Wil shrugged. Actually, the target he had suggested was the usual one when dealing with maraudi
ng gangs. Only the scale was different.
“You know the Trasks—that family you called right at the end? Bill Trask’s brother rents space for three killers to Topeka Met. They stole one of them and did just like you said. The news services had spotted Martinez’s location; the Trasks flew the killer right into the roof of the mansion he and his staff were using down in Oklahoma. We got satellite pics of what happened. Those New Mexican big shots came storming out of there like ants in a meth fire.” Even now, months later, the memory made Big Al laugh. “Bill Trask told me he painted something like ‘Hey, hey Hastings, the next one is for real!’ on the fuselage. I bet even yet, their top people are living under concrete, wondering whether to keep their bobble suppressors up or down.
“But they got the message. Inside of twelve hours, their troops were moving back south and they were starting to talk about their statesmanship and the lesson they had taught us.”
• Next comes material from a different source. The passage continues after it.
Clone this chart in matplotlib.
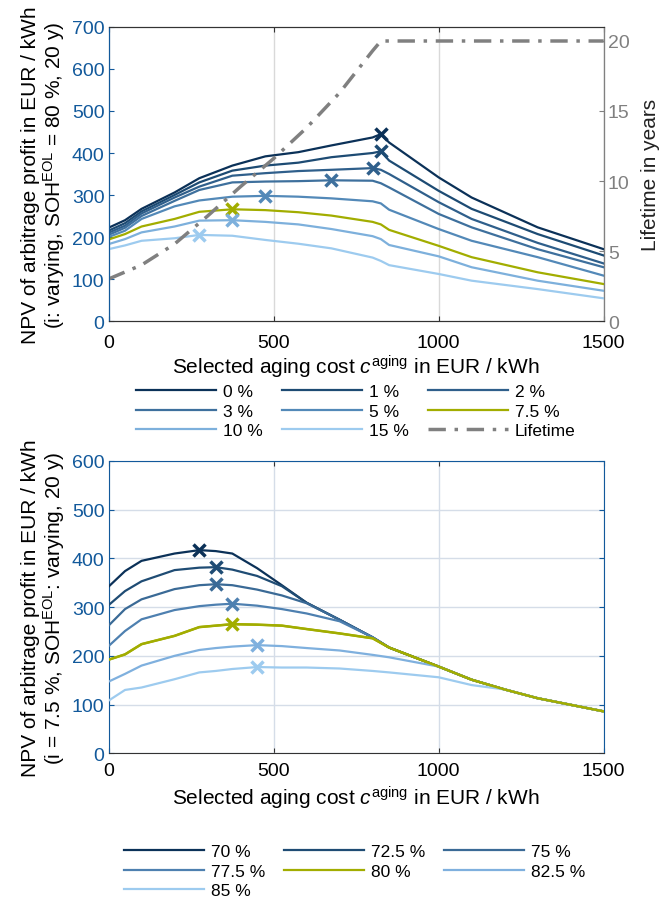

Wil started to laugh, too. The room shimmered colorfully in time with his laughter. It was not painful, but it was disconcerting enough to make him stop. “Good. So we didn’t need those bums from Topeka Met.”
“Right. Fact is, they had me arrest the Trasks for theft. But when they finally got their corporate head out of the dirt, they dropped charges and tried to pretend it had been their idea all along. Now they’re modifying their killers and selling the emergency-control rights.”
Far away (he remembered the long hallways at Okemos Central), he heard voices. And none familiar. Damn. The medics were going to get to him before his family. Big Al heard the commotion, too. He stuck his head out the door, then said to Wil, “Well, Lieutenant, this is where I desert. You know the short version, anyway.” He walked across the room to pick up his data set.
Wil followed him with his eyes. “So it all ended for the best, except—” Except for all those poor New Mexican souls caught under a light brighter than any Kansas sun, except for—“Kiki and Schwartz. I wish they could know how things turned out.”